Throwaway isn't the term I would choose. There are parts of the Bible that are outside of what we can understand, such as the horrors of Hades and the concept of the Trinity. The Secret Hill and other things that aren't mentioned again hadn't been come across by the Pevensies, but presumably existed.
As for the Witch having a role under Divine Law, it reminds me of Satan's role in the Divine Comedy. In the lowest pits of Inferno, the worst sinners would be devoured by Satan. Perhaps Lewis was taking his inspiration from this. From Wikipedia: "In the very centre of Hell, condemned for committing the ultimate sin (personal treachery against God), is the Devil, referred to by Virgil as Dis (the Roman god of the underworld; the name "Dis" was often used for Pluto in antiquity, such as in Virgil's Aeneid)."

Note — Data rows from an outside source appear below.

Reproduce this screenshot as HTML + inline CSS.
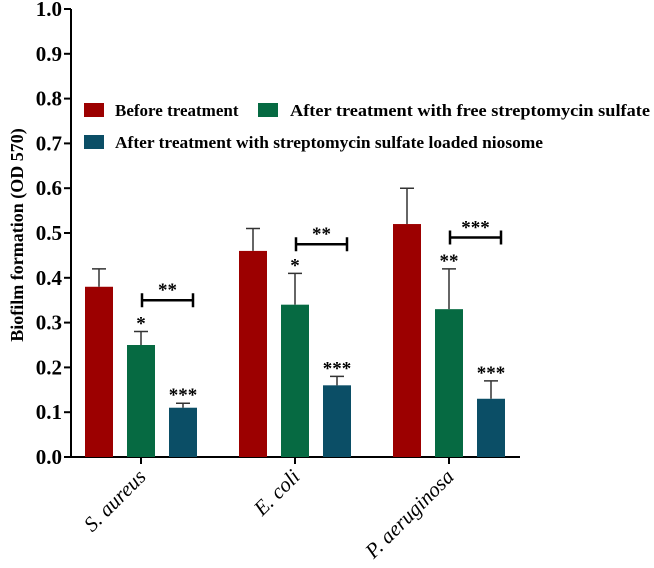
<!DOCTYPE html>
<html><head><meta charset="utf-8"><style>
body{margin:0;background:#fff}
svg{font-family:"Liberation Serif","DejaVu Serif",serif;font-weight:bold}
</style></head><body>
<svg width="654" height="563" font-family="Liberation Serif, DejaVu Serif, serif">
<g id="axes"></g><g id="bars"></g>
<text transform="translate(23,235) rotate(-90)" text-anchor="middle" font-size="18">Biofilm formation (OD 570)</text>
<g font-size="17">
<rect x="84" y="103" width="20" height="14" fill="#9c0000"/>
<text x="115" y="116">Before treatment</text>
<rect x="258" y="103" width="20" height="14" fill="#066a42"/>
<text x="290" y="116" textLength="360" lengthAdjust="spacingAndGlyphs">After treatment with free streptomycin sulfate</text>
<rect x="84" y="135" width="20" height="14" fill="#0b4e66"/>
<text x="115" y="148" textLength="428" lengthAdjust="spacingAndGlyphs">After treatment with streptomycin sulfate loaded niosome</text>
</g>
</svg>
<script>
const categories=["S. aureus","E. coli","P. aeruginosa"];
const before=[0.38,0.46,0.52];
const beforeErr=[0.04,0.05,0.08];
const free=[0.25,0.34,0.33];
const freeErr=[0.03,0.07,0.09];
const nio=[0.11,0.16,0.13];
const nioErr=[0.01,0.02,0.04];
const freeStars=["*","*","**"];
const nioStars=["***","***","***"];
const bracketY=[0.35,0.475,0.49];
const bracketStars=["**","**","***"];
const yTicks=[0,0.1,0.2,0.3,0.4,0.5,0.6,0.7,0.8,0.9,1.0];
const NS="http://www.w3.org/2000/svg";
const y=v=>457-v*448;
const xc=i=>141+i*154;
const svg=document.querySelector('svg');
const ax=document.getElementById('axes'),bg=document.getElementById('bars');
function mk(p,t,a){const e=document.createElementNS(NS,t);for(const k in a)e.setAttribute(k,a[k]);p.appendChild(e);return e;}
let l=mk(ax,'line',{x1:71,y1:y(1),x2:71,y2:458,stroke:'#000','stroke-width':2});


l=mk(ax,'line',{x1:70,y1:457,x2:520,y2:457,stroke:'#000','stroke-width':2});


yTicks.forEach(v=>{
 const t=mk(ax,'line',{x1:64,x2:71,y1:y(v),y2:y(v),stroke:'#000','stroke-width':2});
 
 
 const tx=mk(ax,'text',{x:62,y:y(v)+7,'text-anchor':'end','font-size':21});
 tx.textContent=v.toFixed(1);
 
 
});
const colors=["#9c0000","#066a42","#0b4e66"];
const series=[[before,beforeErr],[free,freeErr],[nio,nioErr]];
categories.forEach((c,i)=>{
 const t=mk(ax,'line',{x1:xc(i),x2:xc(i),y1:457,y2:464,stroke:'#000','stroke-width':2});
 
 
 const lab=mk(ax,'text',{transform:`translate(${xc(i)+6},478) rotate(-45)`,'text-anchor':'end','font-size':21,'font-style':'italic','font-weight':'normal'});
 lab.textContent=c;
 
 
 series.forEach((s,j)=>{
  const cx=xc(i)+(j-1)*42, v=s[0][i], e=s[1][i];
  const r=mk(bg,'rect',{x:cx-14,y:y(v),width:28,height:457-y(v),fill:colors[j]});
  
  
  const eb=mk(bg,'path',{d:`M${cx},${y(v)}V${y(v+e)}M${cx-7},${y(v+e)}H${cx+7}`,stroke:'#333','stroke-width':1.5,fill:'none'});
  
  
  if(j>0){
   const st=mk(bg,'text',{x:cx,y:y(v+e)-2,'text-anchor':'middle','font-size':19});
   st.textContent=(j==1?freeStars:nioStars)[i];
   
   
  }
 });
 const bx1=xc(i)+1,bx2=xc(i)+52,by=y(bracketY[i]);
 const br=mk(bg,'path',{d:`M${bx1},${by-7}V${by+7}M${bx1},${by}H${bx2}M${bx2},${by-7}V${by+7}`,stroke:'#000','stroke-width':2.5,fill:'none'});
 
 
 const bs=mk(bg,'text',{x:(bx1+bx2)/2,y:by-4,'text-anchor':'middle','font-size':19});
 bs.textContent=bracketStars[i];
 
 
});
</script>
</body></html>
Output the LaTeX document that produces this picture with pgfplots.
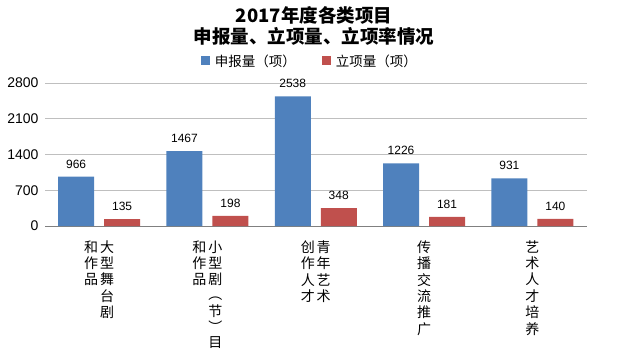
\documentclass[border=0pt]{standalone}
\usepackage{pgfplots}
\pgfplotsset{compat=1.18}
\usepackage{fontspec}
\setmainfont{Liberation Sans}
\newfontfamily\cjk{Noto Sans CJK SC}
\definecolor{cblue}{HTML}{4F81BD}
\definecolor{cred}{HTML}{C0504D}
\newcommand{\labfont}{\fontsize{14}{15.3}\selectfont\cjk}
\newcommand{\labA}{{\labfont\begin{tabular}[t]{@{}c@{\hspace{2pt}}c@{}}和&大\\作&型\\品&舞\\&台\\&剧\end{tabular}}}
\newcommand{\labB}{{\labfont\begin{tabular}[t]{@{}c@{\hspace{2pt}}c@{}}和&小\\作&型\\品&剧\\&︵\\&节\\&︶\\&目\end{tabular}}}
\newcommand{\labC}{{\labfont\begin{tabular}[t]{@{}c@{\hspace{2pt}}c@{}}创&青\\作&年\\人&艺\\才&术\end{tabular}}}
\newcommand{\labD}{{\labfont\begin{tabular}[t]{@{}c@{}}传\\播\\交\\流\\推\\广\end{tabular}}}
\newcommand{\labE}{{\labfont\begin{tabular}[t]{@{}c@{}}艺\\术\\人\\才\\培\\养\end{tabular}}}
\begin{document}
\begin{tikzpicture}
\useasboundingbox (0,0) rectangle (626pt,356pt);
\node[font=\fontsize{18.5}{21.5}\selectfont\cjk\bfseries, align=center, inner sep=0pt] at (314pt,330pt) {2017年度各类项目\\申报量、立项量、立项率情况};
\begin{axis}[
  at={(45pt,130pt)}, anchor=south west,
  scale only axis, width=541.5pt, height=143pt,
  ybar, bar width=36pt,
  xmin=-0.5, xmax=4.5, ymin=0, ymax=2800,
  ytick={0,700,1400,2100,2800},
  xtick={0,1,2,3,4},
  xticklabels={\labA,\labB,\labC,\labD,\labE},
  major tick length=0pt,
  ymajorgrids, grid style={draw=black!25, line width=0.8pt},
  axis x line*=bottom, axis y line*=left,
  y axis line style={draw=none},
  x axis line style={-, draw=black!50, line width=0.8pt},
  /pgf/number format/assume math mode=true,
  /pgf/number format/1000 sep={},
  yticklabel style={font=\fontsize{14}{14}\selectfont, xshift=-3pt},
  xticklabel style={yshift=-11pt},
  nodes near coords,
  nodes near coords style={font=\fontsize{12}{12}\selectfont, text=black, yshift=5pt},
  legend style={at={(0.489,1.154)}, anchor=center, draw=none, fill=none,
    font=\fontsize{13.5}{14}\selectfont\cjk, legend columns=2,
    /tikz/every even column/.append style={column sep=24pt}},
]
\addplot[fill=cblue, draw=none, bar shift=-23pt,
  legend image code/.code={\fill[cblue] (0pt,-4.5pt) rectangle (9pt,4.5pt); \path (12pt,0pt);}]
  coordinates {(0,966) (1,1467) (2,2538) (3,1226) (4,931)};
\addplot[fill=cred, draw=none, bar shift=23pt,
  legend image code/.code={\fill[cred] (0pt,-4.5pt) rectangle (9pt,4.5pt); \path (12pt,0pt);}]
  coordinates {(0,135) (1,198) (2,348) (3,181) (4,140)};
\legend{申报量（项）, 立项量（项）}
\end{axis}
\end{tikzpicture}
\end{document}
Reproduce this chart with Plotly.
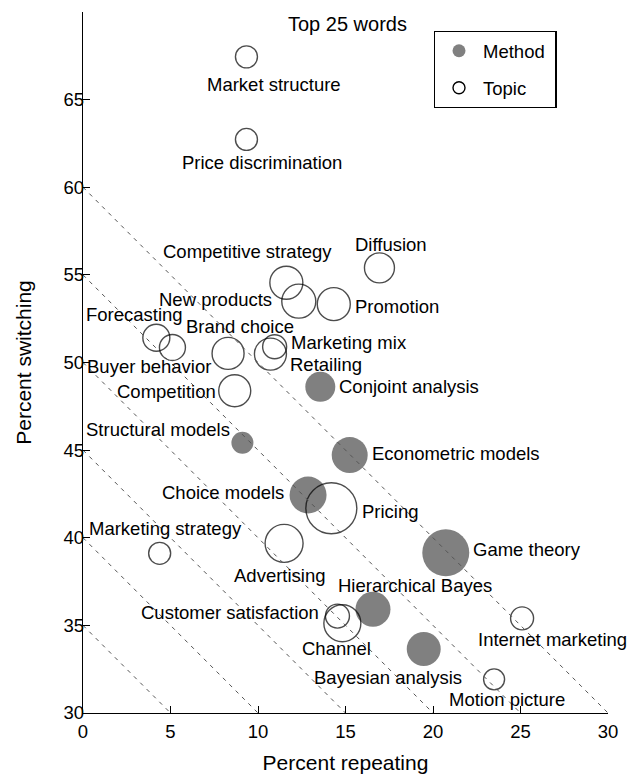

And with her being unable to re-enter Narnia at any time between her exile at its beginning and her return from the far north as the White Witch a millennium later, how does she know anything about the Stone Table and what is written on it and its proper use?
That's a matter of whether Narnia has Palantiri or not.
Nothing at all is said or even implied in that story about the need for a law to put traitors to death, let alone that if this law is not fulfilled,
I assumed that was a part of Aslan's Creation song, when he set the natural laws for Narnia. Also, the Stone Table may not have been needed early on in Narnia, but it's rather violent use may have been necessary as the world became progressively more evil.
I would like to note that Mr. Beaver is the one who called her a hangman. I don't recall Aslan confirming that. It may have been more of a matter of Aslan disowning traitors, thus, making them her property. That might resemble her "banishment" from Narnia a bit.